= Ben Kamihira =

Ben Kamihira (1925–2004) was an American artist and long-time teacher at the Pennsylvania Academy of Fine Arts. Though the dominant trend in painting during much of his career was towards abstraction, Kamihira's art was distinctly figurative.

== Biography ==
Kamihira was born to Issei parents in the rural environs of Yakima, Washington in 1925. Following the bombing of Pearl Harbor in 1941, Kamihira and his family were dispatched to an internment camp, and later sent to eastern Oregon to pick sugar beets. In 1944, Kamihira was drafted into the Army. He served for two years in the Japanese American 442nd Regimental Combat Team in Italy. It was during his time overseas that Kamihira first received drawing instruction and went to a museum. After his service, Kamihira utilized the G.I. Bill to study at the Art Institute of Pittsburgh (1946-1948), and later the Pennsylvania Academy of Fine Arts (1948-1952), where he studied under Walter Stuempfig and Francis Speight. Shortly after graduating from PAFA, Kamihira returned to his alma mater as a faculty member until his retirement in 1980.

Output from his early career included a series of still lives and Philadelphia-centered landscapes. Kamihira was awarded two Guggenheim fellowships, the second of which, awarded in 1956, he spent in Spain. During his time in Spain, he painted a Deposition of Christ which won the Pennsylvania Academy's Lippincott Award. Kamihira later served as artist-in-residence at Rice University.
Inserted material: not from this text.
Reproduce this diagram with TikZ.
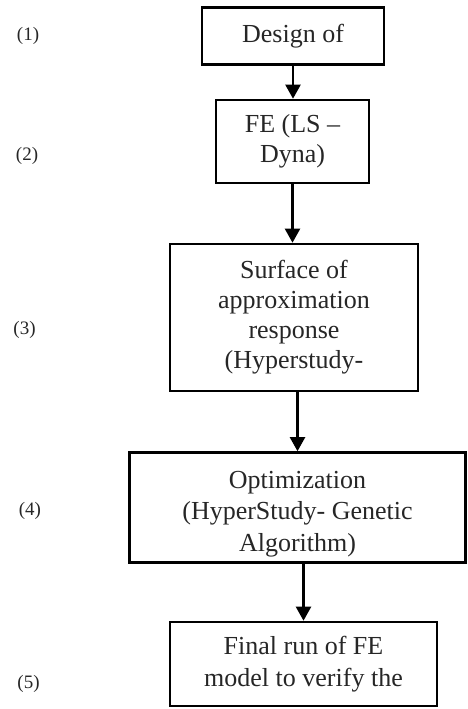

After his retirement from PAFA, he divided his time between Spain and his studio in Center City.

According to the Smithsonian American Art Museum, Kamihira's artistic style drew on influences as disparate as the Venetian masters of the sixteenth and seventeenth centuries—Veronese, Tintoretto, Guardi—in his focus on landscapes, figural subjects, and religion imagery, as well as European Surrealism of the 1930s in his spatial arrangements, use of illogical viewpoints and interest in texture and dramatic lighting.

Kamihira's work is part of the permanent collections of the Whitney Museum of American Art, the Brooklyn Museum, the Ringling Museum in Sarasota, Florida, the Dallas Museum of Fine Arts, and the Oklahoma Art Museum.